* What the task asks *
Begin with the line containing "Write a Python" and end with the line containing "ax.set_axisbelow(True)". Give those lines again exactly, leaving out the images.

─── Dataset content ───

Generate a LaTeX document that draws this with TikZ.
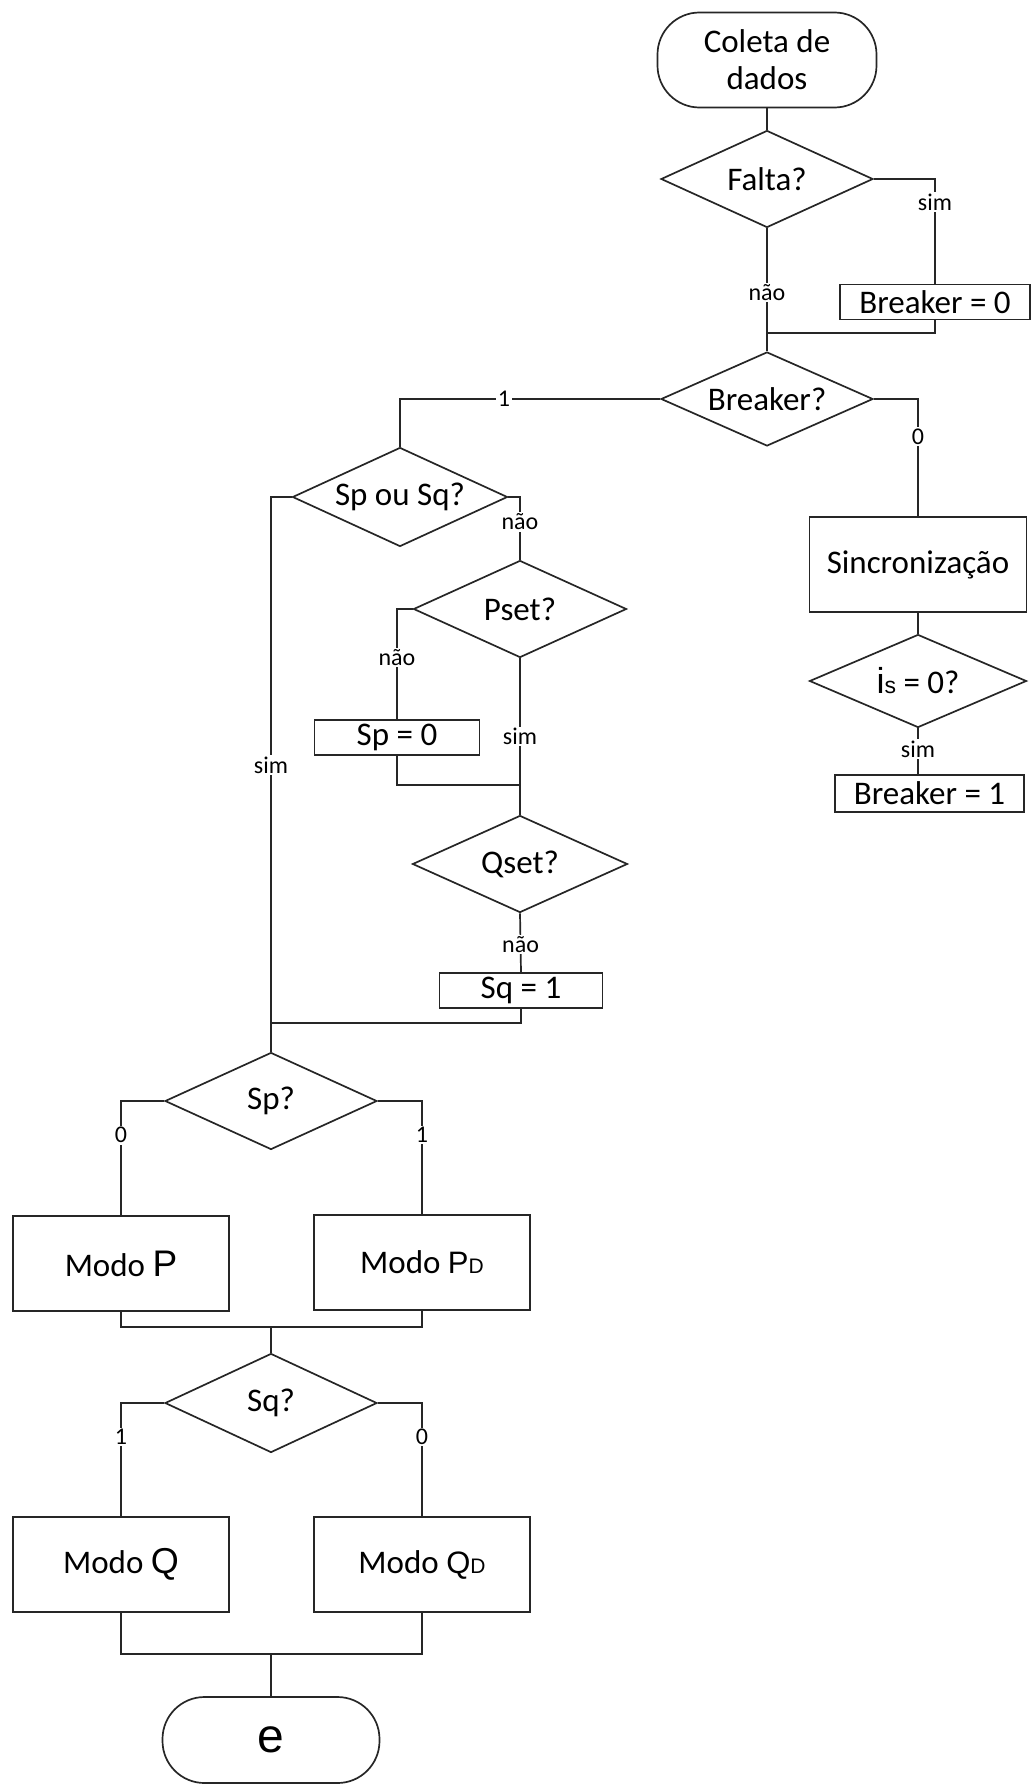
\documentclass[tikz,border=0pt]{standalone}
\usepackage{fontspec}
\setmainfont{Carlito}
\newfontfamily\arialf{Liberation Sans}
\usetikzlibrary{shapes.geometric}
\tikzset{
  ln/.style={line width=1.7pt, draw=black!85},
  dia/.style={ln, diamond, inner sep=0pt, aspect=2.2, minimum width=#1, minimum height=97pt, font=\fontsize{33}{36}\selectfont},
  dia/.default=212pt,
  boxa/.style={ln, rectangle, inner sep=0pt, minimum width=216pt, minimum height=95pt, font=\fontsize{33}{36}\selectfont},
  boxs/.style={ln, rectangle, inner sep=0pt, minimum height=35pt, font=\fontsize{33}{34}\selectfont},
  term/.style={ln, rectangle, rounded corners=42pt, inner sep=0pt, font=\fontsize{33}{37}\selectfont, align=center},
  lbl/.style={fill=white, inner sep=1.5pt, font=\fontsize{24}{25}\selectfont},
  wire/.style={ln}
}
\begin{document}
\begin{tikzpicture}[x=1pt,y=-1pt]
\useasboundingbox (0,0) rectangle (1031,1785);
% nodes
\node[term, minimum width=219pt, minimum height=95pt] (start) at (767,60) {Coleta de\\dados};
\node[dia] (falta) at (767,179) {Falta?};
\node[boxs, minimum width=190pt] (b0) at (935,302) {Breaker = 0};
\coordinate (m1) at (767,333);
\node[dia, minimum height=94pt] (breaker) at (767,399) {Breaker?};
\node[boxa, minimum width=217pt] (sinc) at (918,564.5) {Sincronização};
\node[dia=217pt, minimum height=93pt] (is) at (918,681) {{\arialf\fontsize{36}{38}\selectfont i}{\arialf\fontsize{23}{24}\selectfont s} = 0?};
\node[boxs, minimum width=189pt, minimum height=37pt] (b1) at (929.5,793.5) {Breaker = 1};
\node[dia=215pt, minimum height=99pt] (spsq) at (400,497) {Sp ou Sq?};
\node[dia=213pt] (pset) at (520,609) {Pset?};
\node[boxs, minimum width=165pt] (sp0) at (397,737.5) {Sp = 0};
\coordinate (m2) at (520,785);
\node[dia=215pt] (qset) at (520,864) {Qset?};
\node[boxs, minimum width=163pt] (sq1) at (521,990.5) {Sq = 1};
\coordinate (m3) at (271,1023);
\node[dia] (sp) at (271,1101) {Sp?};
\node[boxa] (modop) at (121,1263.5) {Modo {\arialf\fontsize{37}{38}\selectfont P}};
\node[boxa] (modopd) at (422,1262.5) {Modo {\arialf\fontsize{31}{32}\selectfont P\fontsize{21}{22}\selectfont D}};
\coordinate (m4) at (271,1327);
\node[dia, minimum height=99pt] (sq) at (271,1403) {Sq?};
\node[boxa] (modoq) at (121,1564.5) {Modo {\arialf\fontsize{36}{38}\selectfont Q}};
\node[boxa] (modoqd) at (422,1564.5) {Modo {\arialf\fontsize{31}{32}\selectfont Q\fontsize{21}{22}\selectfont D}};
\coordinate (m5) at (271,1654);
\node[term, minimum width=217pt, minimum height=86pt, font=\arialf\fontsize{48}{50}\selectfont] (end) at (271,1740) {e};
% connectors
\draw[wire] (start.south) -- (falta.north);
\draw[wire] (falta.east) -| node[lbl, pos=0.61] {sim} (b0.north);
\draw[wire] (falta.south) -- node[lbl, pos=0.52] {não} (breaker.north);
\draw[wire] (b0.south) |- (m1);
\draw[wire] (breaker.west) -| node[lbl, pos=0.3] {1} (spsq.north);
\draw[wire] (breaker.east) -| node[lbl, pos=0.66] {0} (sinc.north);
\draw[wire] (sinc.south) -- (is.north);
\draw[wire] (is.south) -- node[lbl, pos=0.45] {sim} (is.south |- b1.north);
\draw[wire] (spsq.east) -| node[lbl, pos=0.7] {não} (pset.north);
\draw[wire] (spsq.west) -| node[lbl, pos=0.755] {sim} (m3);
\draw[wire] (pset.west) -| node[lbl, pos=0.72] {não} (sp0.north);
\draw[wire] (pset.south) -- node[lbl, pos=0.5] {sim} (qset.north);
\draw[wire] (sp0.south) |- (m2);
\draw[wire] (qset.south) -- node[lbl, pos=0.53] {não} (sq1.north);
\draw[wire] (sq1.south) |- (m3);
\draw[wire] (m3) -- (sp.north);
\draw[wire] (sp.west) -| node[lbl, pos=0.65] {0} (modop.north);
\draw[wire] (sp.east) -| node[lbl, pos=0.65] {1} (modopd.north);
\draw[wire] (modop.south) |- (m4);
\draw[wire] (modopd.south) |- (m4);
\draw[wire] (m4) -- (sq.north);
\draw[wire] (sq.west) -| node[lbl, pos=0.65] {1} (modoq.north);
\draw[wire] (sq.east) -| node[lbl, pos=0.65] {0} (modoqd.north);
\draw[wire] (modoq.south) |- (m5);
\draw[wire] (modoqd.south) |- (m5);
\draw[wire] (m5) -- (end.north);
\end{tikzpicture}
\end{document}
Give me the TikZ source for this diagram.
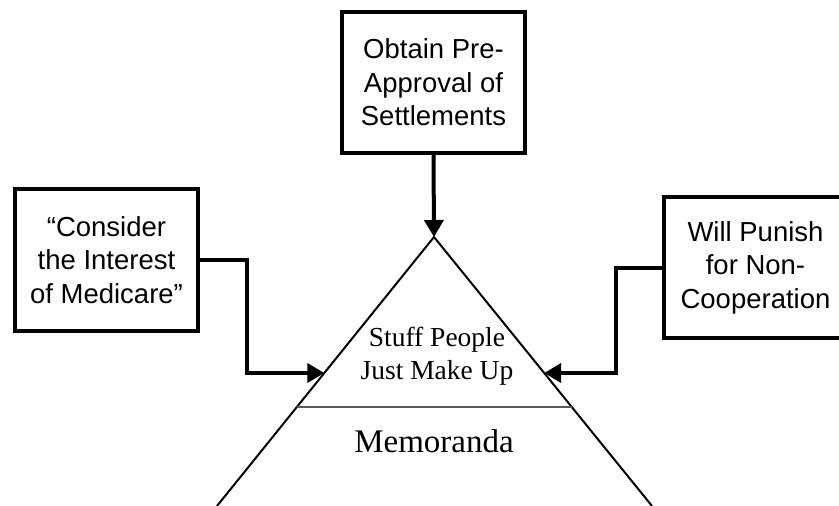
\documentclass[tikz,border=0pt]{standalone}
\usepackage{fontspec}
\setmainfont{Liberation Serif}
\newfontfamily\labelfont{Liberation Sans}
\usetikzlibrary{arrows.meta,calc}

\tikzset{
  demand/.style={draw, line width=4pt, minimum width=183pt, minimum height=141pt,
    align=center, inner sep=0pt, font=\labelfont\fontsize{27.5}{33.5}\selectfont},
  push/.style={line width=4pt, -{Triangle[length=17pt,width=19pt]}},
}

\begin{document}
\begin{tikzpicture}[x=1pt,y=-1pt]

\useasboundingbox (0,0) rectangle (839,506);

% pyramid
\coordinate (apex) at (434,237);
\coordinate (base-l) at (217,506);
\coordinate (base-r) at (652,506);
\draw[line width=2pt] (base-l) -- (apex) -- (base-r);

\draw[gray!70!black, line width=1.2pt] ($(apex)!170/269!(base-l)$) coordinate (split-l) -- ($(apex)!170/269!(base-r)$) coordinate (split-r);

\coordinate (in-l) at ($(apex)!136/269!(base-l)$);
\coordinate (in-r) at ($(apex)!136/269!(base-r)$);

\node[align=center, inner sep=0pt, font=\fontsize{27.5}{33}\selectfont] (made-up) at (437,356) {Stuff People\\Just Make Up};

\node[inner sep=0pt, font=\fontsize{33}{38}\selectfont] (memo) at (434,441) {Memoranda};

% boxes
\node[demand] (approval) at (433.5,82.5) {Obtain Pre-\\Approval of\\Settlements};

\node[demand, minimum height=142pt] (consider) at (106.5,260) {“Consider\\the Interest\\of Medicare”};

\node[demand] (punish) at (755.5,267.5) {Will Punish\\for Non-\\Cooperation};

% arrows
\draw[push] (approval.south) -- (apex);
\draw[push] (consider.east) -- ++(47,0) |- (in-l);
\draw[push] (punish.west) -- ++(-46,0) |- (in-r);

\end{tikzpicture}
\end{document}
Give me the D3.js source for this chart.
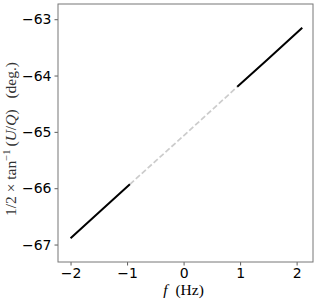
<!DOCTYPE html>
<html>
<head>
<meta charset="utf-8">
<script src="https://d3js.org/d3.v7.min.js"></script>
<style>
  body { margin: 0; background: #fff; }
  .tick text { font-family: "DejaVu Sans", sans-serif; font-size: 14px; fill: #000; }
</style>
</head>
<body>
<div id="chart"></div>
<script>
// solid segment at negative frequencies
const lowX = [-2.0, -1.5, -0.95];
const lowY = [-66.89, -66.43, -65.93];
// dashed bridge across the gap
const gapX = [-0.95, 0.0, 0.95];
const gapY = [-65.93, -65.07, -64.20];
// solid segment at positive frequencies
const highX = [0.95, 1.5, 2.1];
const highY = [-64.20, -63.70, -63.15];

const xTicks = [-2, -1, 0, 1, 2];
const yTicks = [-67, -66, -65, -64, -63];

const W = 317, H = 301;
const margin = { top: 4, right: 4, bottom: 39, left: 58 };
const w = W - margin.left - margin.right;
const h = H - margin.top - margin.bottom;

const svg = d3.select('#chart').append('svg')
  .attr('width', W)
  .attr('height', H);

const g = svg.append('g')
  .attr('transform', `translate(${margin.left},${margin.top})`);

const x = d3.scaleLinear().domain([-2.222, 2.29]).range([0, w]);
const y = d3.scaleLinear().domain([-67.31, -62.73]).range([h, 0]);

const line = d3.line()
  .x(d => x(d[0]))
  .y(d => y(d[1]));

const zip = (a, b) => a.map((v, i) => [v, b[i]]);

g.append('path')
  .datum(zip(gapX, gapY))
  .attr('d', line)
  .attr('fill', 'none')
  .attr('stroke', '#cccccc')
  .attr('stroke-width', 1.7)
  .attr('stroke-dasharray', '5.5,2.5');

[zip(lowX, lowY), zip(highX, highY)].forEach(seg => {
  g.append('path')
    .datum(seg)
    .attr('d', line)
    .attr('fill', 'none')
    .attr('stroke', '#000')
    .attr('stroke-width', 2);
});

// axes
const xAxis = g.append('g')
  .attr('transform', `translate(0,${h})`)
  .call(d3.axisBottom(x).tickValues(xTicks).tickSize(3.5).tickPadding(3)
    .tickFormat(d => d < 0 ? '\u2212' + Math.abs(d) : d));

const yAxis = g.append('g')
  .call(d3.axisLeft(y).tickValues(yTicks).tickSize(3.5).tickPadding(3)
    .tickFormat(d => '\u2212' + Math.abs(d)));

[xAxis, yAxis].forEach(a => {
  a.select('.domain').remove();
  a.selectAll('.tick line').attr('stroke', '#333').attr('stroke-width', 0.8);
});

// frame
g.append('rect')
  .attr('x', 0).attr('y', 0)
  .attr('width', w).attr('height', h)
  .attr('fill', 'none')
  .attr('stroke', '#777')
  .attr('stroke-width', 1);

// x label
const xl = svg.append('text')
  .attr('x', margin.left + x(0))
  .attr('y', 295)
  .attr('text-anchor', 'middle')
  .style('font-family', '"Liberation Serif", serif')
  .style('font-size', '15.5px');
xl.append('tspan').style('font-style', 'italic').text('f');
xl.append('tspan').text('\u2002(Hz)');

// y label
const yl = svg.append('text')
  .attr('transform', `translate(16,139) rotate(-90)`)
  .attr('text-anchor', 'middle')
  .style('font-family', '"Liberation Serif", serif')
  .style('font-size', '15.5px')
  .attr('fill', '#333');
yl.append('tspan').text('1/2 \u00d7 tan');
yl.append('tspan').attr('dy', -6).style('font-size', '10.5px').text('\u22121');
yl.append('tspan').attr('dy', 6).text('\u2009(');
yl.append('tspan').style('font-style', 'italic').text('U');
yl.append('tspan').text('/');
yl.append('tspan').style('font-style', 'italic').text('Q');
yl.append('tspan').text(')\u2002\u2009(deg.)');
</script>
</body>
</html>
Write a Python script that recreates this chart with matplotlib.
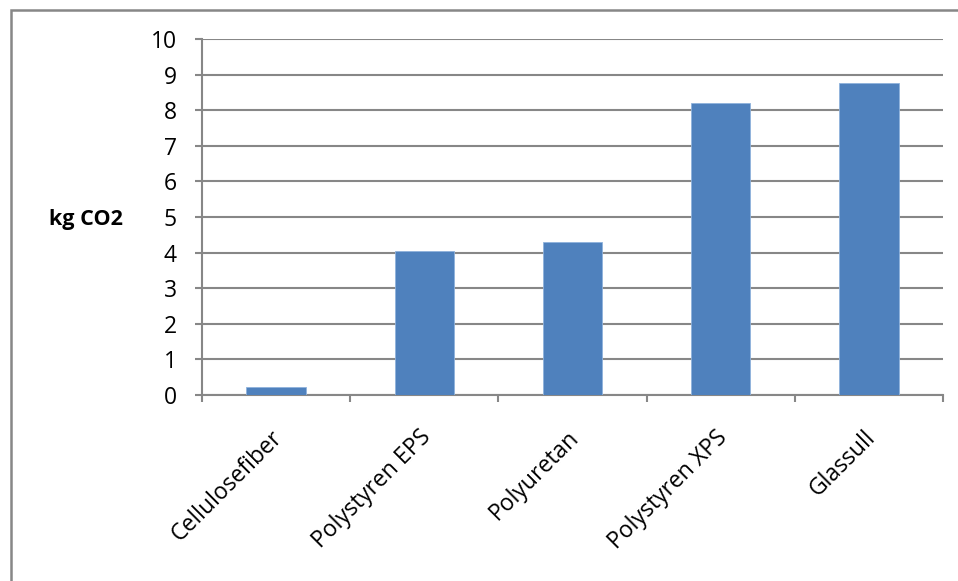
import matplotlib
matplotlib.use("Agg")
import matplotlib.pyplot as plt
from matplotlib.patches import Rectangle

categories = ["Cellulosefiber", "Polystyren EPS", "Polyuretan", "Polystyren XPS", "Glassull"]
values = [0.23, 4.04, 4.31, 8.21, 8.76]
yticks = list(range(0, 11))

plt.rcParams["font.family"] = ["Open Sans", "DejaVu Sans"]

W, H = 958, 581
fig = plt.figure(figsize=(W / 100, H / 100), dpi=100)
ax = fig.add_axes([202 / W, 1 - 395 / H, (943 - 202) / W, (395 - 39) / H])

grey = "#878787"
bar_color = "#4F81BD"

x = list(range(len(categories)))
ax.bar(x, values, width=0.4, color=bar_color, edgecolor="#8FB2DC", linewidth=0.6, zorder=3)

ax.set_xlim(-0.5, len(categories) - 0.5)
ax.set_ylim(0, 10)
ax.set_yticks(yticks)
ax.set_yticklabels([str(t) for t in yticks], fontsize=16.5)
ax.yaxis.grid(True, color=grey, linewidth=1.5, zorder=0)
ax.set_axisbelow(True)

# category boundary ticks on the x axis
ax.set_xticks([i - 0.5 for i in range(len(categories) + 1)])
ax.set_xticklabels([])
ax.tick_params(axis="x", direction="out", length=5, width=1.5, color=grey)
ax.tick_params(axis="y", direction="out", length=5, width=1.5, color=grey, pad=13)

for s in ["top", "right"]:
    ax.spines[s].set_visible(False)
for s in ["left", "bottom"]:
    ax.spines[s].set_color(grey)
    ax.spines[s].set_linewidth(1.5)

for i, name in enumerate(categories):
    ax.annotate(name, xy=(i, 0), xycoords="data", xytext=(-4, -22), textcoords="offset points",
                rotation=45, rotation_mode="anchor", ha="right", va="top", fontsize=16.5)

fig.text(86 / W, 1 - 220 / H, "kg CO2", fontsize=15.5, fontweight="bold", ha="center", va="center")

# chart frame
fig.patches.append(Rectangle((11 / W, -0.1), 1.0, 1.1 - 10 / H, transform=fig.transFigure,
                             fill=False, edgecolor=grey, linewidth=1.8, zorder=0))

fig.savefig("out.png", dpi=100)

───

* Answer to the exercise *
Write a Python script that recreates this chart with matplotlib.
import matplotlib
matplotlib.use("Agg")
import matplotlib.pyplot as plt
from matplotlib.patches import Rectangle

categories = ["Cellulosefiber", "Polystyren EPS", "Polyuretan", "Polystyren XPS", "Glassull"]
values = [0.23, 4.04, 4.31, 8.21, 8.76]
yticks = list(range(0, 11))

plt.rcParams["font.family"] = ["Open Sans", "DejaVu Sans"]

W, H = 958, 581
fig = plt.figure(figsize=(W / 100, H / 100), dpi=100)
ax = fig.add_axes([202 / W, 1 - 395 / H, (943 - 202) / W, (395 - 39) / H])

grey = "#878787"
bar_color = "#4F81BD"

x = list(range(len(categories)))
ax.bar(x, values, width=0.4, color=bar_color, edgecolor="#8FB2DC", linewidth=0.6, zorder=3)

ax.set_xlim(-0.5, len(categories) - 0.5)
ax.set_ylim(0, 10)
ax.set_yticks(yticks)
ax.set_yticklabels([str(t) for t in yticks], fontsize=16.5)
ax.yaxis.grid(True, color=grey, linewidth=1.5, zorder=0)
ax.set_axisbelow(True)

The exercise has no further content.